Libya, için için kaynıyor. Türkiye, uzun yıllardır ilk kez krize tam zamanında ve en üst düzeyde çözüm üretti. İDOnun gemileri ve Samsun-Ankara feribotları zordaki yurttaşlarımızı ülkemize taşıdılar.
İşin en önemli boyutu insan hayatıdır. Marmarise ilk yolcuların geldiği gecenin geç saatlerinde rıhtımda yağmur altında bekleyen Ulaştırma Bakanı Binali Yıldırım ve Sağlık Bakanı Recep Akdağın görüntüleri hükümetin bu konuda üzerine düşeni fazlasıyla yaptığının kanıtı gibiydi.
Ancak, canın yanında yonga diye nitelendirilen bir de mal boyutu var. İşte orada büyük sıkıntı yaşanacak gibi gözüküyor. Çünkü, Türkiye'nin Trablusgarp Büyükelçiliği Ticaret Müşavirliği verilerine göre, Türk müteahhitlik ve müşavirlik firmaları 2009-2010 yılları arasında Libya'da 7 milyar 627,2 milyon dolar tutarında 124 projenin yapım işini aldı.
Libya'da iş alan Türk firmaları arasında Doğuş, Güriş, Enka, Nurol, Metiş, STFA, Tekser, Yüksel İnşaat gibi Türkiye'nin önde gelen müteahhitlik firmaları var. Son iki yılda Libya'da Enka 5, Güriş 3, Doğuş 2, Nurol, Metiş ve Yüksel İnşaat 1'er iş üstlenmiş
Firmalarımız, Libyaya yollar, köprüler, AVMler, oteller inşa ediyor. Bunları yapmak için de makine parklarını bu ülkeye konuşlandırdılar. Net rakamı bilmek mümkün değil ama milyonlarca dolarlık bir makine parkından söz edilebilir.

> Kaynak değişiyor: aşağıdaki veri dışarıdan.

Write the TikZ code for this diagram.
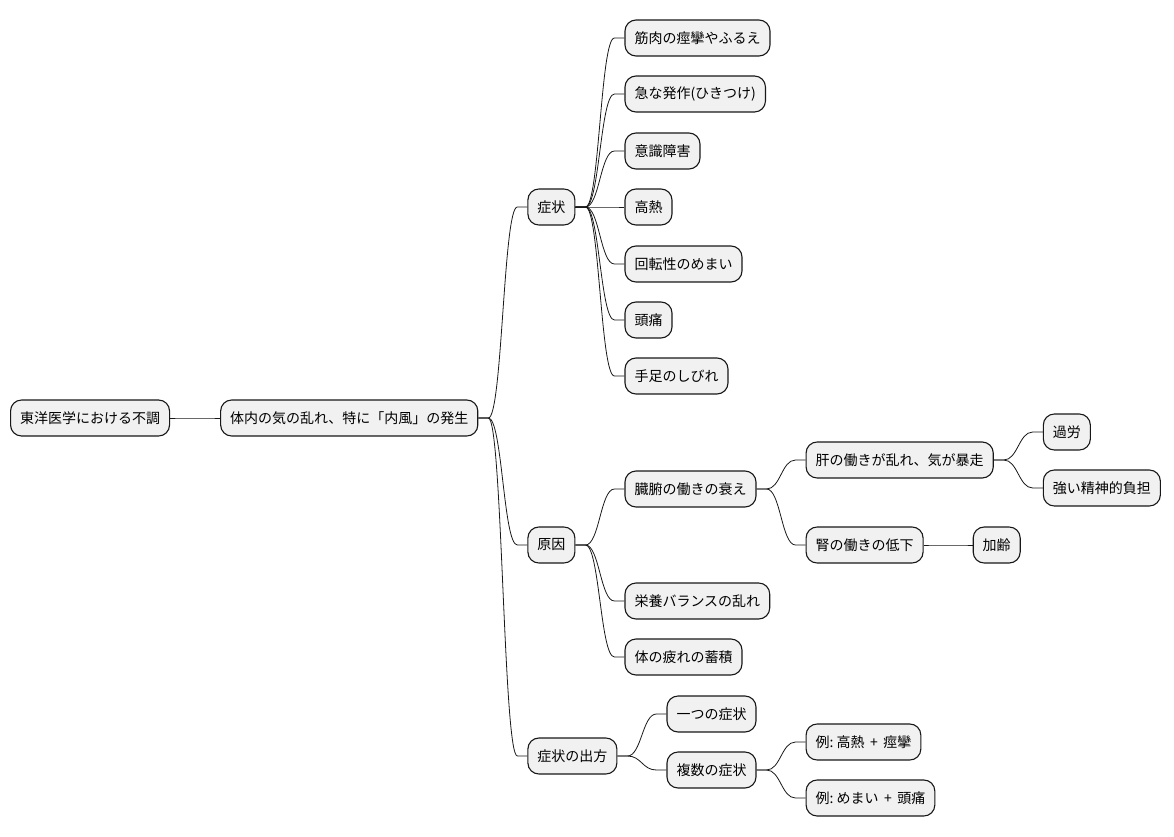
\documentclass[tikz,border=0pt]{standalone}
\usepackage{fontspec}
\setmainfont{Noto Sans CJK JP}
\definecolor{boxfill}{HTML}{F1F1F1}
\definecolor{boxline}{HTML}{181818}
\newcommand\mmlink[2]{\draw[link] (#1.east) -- ++(10,0) to[out=0,in=180,distance=14pt] ([xshift=-10pt]#2.west) -- (#2.west);}
\begin{document}
\begin{tikzpicture}[x=1pt,y=-1pt,
  mm/.style={draw=boxline, line width=1.1pt, fill=boxfill, rounded corners=11pt,
    minimum height=36pt, inner xsep=9.5pt, inner ysep=0pt,
    font=\fontsize{14pt}{16pt}\selectfont, anchor=west, text=black},
  link/.style={line width=0.8pt, draw=boxline}]
\useasboundingbox (0,0) rectangle (1174,837);
\node[mm] (root) at (10,418) {東洋医学における不調};
\node[mm, xshift=50pt] (n1) at (root.east) {体内の気の乱れ、特に「内風」の発生};
% 症状
\node[mm, xshift=49pt] (s) at (n1.east |- 0,207) {症状};
\node[mm, xshift=49pt] (s1) at (s.east |- 0,38) {筋肉の痙攣やふるえ};
\node[mm, xshift=49pt] (s2) at (s.east |- 0,94) {急な発作(ひきつけ)};
\node[mm, xshift=49pt] (s3) at (s.east |- 0,151) {意識障害};
\node[mm, xshift=49pt] (s4) at (s.east |- 0,207) {高熱};
\node[mm, xshift=49pt] (s5) at (s.east |- 0,264) {回転性のめまい};
\node[mm, xshift=49pt] (s6) at (s.east |- 0,320) {頭痛};
\node[mm, xshift=49pt] (s7) at (s.east |- 0,376) {手足のしびれ};
% 原因
\node[mm, xshift=49pt] (g) at (n1.east |- 0,545) {原因};
\node[mm, xshift=49pt] (g1) at (g.east |- 0,489) {臓腑の働きの衰え};
\node[mm, xshift=49pt] (g11) at (g1.east |- 0,460) {肝の働きが乱れ、気が暴走};
\node[mm, xshift=49pt] (g111) at (g11.east |- 0,432) {過労};
\node[mm, xshift=49pt] (g112) at (g11.east |- 0,488) {強い精神的負担};
\node[mm, xshift=49pt] (g12) at (g1.east |- 0,545) {腎の働きの低下};
\node[mm, xshift=49pt] (g121) at (g12.east |- 0,545) {加齢};
\node[mm, xshift=49pt] (g2) at (g.east |- 0,601) {栄養バランスの乱れ};
\node[mm, xshift=49pt] (g3) at (g.east |- 0,657) {体の疲れの蓄積};
% 症状の出方
\node[mm, xshift=49pt] (d) at (n1.east |- 0,756) {症状の出方};
\node[mm, xshift=49pt] (d1) at (d.east |- 0,714) {一つの症状};
\node[mm, xshift=49pt] (d2) at (d.east |- 0,770) {複数の症状};
\node[mm, xshift=49pt] (d21) at (d2.east |- 0,742) {例:\ 高熱\ \,+\,\ 痙攣};
\node[mm, xshift=49pt] (d22) at (d2.east |- 0,798) {例:\ めまい\ \,+\,\ 頭痛};
% links
\mmlink{root}{n1}
\mmlink{n1}{s}
\mmlink{n1}{g}
\mmlink{n1}{d}
\foreach \c in {s1,s2,s3,s4,s5,s6,s7} {\mmlink{s}{\c}}
\mmlink{g}{g1}
\mmlink{g}{g2}
\mmlink{g}{g3}
\mmlink{g1}{g11}
\mmlink{g1}{g12}
\mmlink{g11}{g111}
\mmlink{g11}{g112}
\mmlink{g12}{g121}
\mmlink{d}{d1}
\mmlink{d}{d2}
\mmlink{d2}{d21}
\mmlink{d2}{d22}
\end{tikzpicture}
\end{document}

Duyumlarımız pek iç açıcı değil. Birçok iş makinesinin kargaşa ortamından zarar gördüğü söyleniyor. Yurttaşlarımızın ülkeyi terk etmesiyle de daha savunmasız bir durumda kalacaklar. Beklentimiz, insanlarımızdan sonra o ülkedeki mallarımız konusunda da hükümetin gereken adımları atmasıdır.

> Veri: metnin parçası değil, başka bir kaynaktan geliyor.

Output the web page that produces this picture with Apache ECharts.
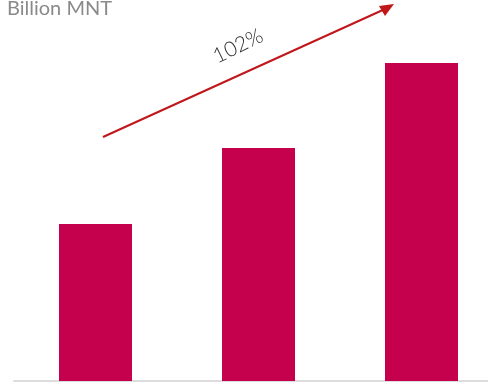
<!DOCTYPE html>
<html>
<head>
<meta charset="utf-8">
<script src="https://cdn.jsdelivr.net/npm/echarts@6/dist/echarts.min.js"></script>
<style>
html, body { margin: 0; padding: 0; background: #fff; }
#chart { width: 488px; height: 384px; }
</style>
</head>
<body>
<div id="chart"></div>
<script>
var categories = ["Y1", "Y2", "Y3"];
var values = [157, 233, 318];
var unitLabel = "Billion MNT";
var growthLabel = "102%";

var chart = echarts.init(document.getElementById('chart'));
var option = {
	animation: false,
	grid: { left: 14, right: -15, top: 0, bottom: 3, outerBoundsMode: 'none' },
	xAxis: {
		type: 'category',
		data: categories,
		axisLine: { lineStyle: { color: '#dcdcdc', width: 2 } },
		axisTick: { show: false },
		axisLabel: { show: false }
	},
	yAxis: {
		type: 'value',
		min: 0,
		max: 381,
		show: false,
		splitLine: { show: false }
	},
	series: [{
		type: 'bar',
		data: values,
		barWidth: 73,
		itemStyle: { color: '#C5004C' }
	}],
	graphic: [
		{
			type: 'text',
			x: 7,
			y: -1,
			style: { text: unitLabel, fill: '#8a8a8a', font: '400 20px Lato', verticalAlign: 'top' }
		},
		{
			type: 'line',
			shape: { x1: 103, y1: 137, x2: 385, y2: 9 },
			style: { stroke: '#C0171B', lineWidth: 2 }
		},
		{
			type: 'polygon',
			shape: { points: [[394, 4], [379, 6], [385, 16]] },
			style: { fill: '#C0171B' }
		},
		{
			type: 'text',
			x: 238,
			y: 46,
			rotation: 26 * Math.PI / 180,
			style: {
				text: growthLabel,
				fill: '#2e2e2e',
				font: '300 21px Lato',
				align: 'center',
				verticalAlign: 'middle'
			}
		}
	]
};
chart.setOption(option);
</script>
</body>
</html>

Öte yandan, insanın aklına insanlarımızı tahliye ederken Libyadaki 15 milyar dolarlık yatırımı da mı tahliye ediyoruz sorusu da takılmıyor değil. Rüzgar tersine dönerse, siz gemiyi ilk terk edenler oldunuz, haydi evinize demezler mi adama? Son olarak Libyadan tahliye edilen 25 bin kalifiye insanımızı hangi işlere yerleştireceğimiz konusu da bir an önce aydınlığa kavuşturulmalıdır.

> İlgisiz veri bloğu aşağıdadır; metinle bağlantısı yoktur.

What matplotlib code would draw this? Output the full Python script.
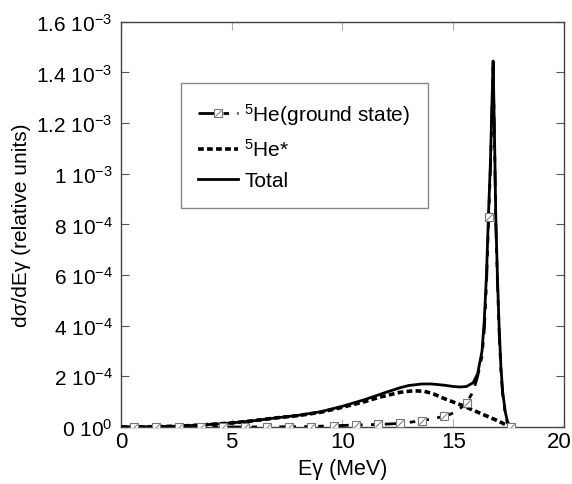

Yeni bir Ro-Ro şirketi kurma hazırlığı
Ana hatlarını bildiğim ama ayrıntılarına ulaşamadığım bir duyumumu paylaşmak istiyorum bu hafta sizlerle. Yeni ve güçlü bir Ro-Ro şirketi geliyor. Arkasında da lojistiğin devleri diye nitelendirilebilecek büyüklükte firmalarımız var. Türkerler Grouptan Tamer Türker, Sağlık Grouptan Zahit Sağlık, Gökbora Lojistikten Şenol Çak, Netlog Lojistikten Şahap Çak, Çoban Tur'dan Necmi Çobanoğlu, Ekol Lojistik'ten Ahmet Musul ve İnanç Transporttan Serdar Türkay kulağımıza gelen isimler arasında.
Yeni Ro-Ro şirketinin mevcutlardan ve önceki yapılardan çok farklı bir kurum olacağı söyleniyor. İki farklı birim ile yola çıkacak oluşum, teknolojiyi de en üst düzeyde kullanma hazırlığında. İnteraktif bir internet sitesinin de yeni yapıya eşlik edeceği ifade ediliyor. Kullanıcı, rezervasyonlarını yapabileceği gibi, tüm prosedürleri de daha gemiye gelmeden aşabilecek.
Kalkış limanı olarak, Haydarpaşa adı telaffuz ediliyor. Varış limanına gelince o da tanıdık bir isim olan Trieste diye düşünüyorum.
Yeni şirketin piyasadaki denge unsurunu yeniden oluşturacağını umar, sektörümüze hayırlı olmasını dilerim.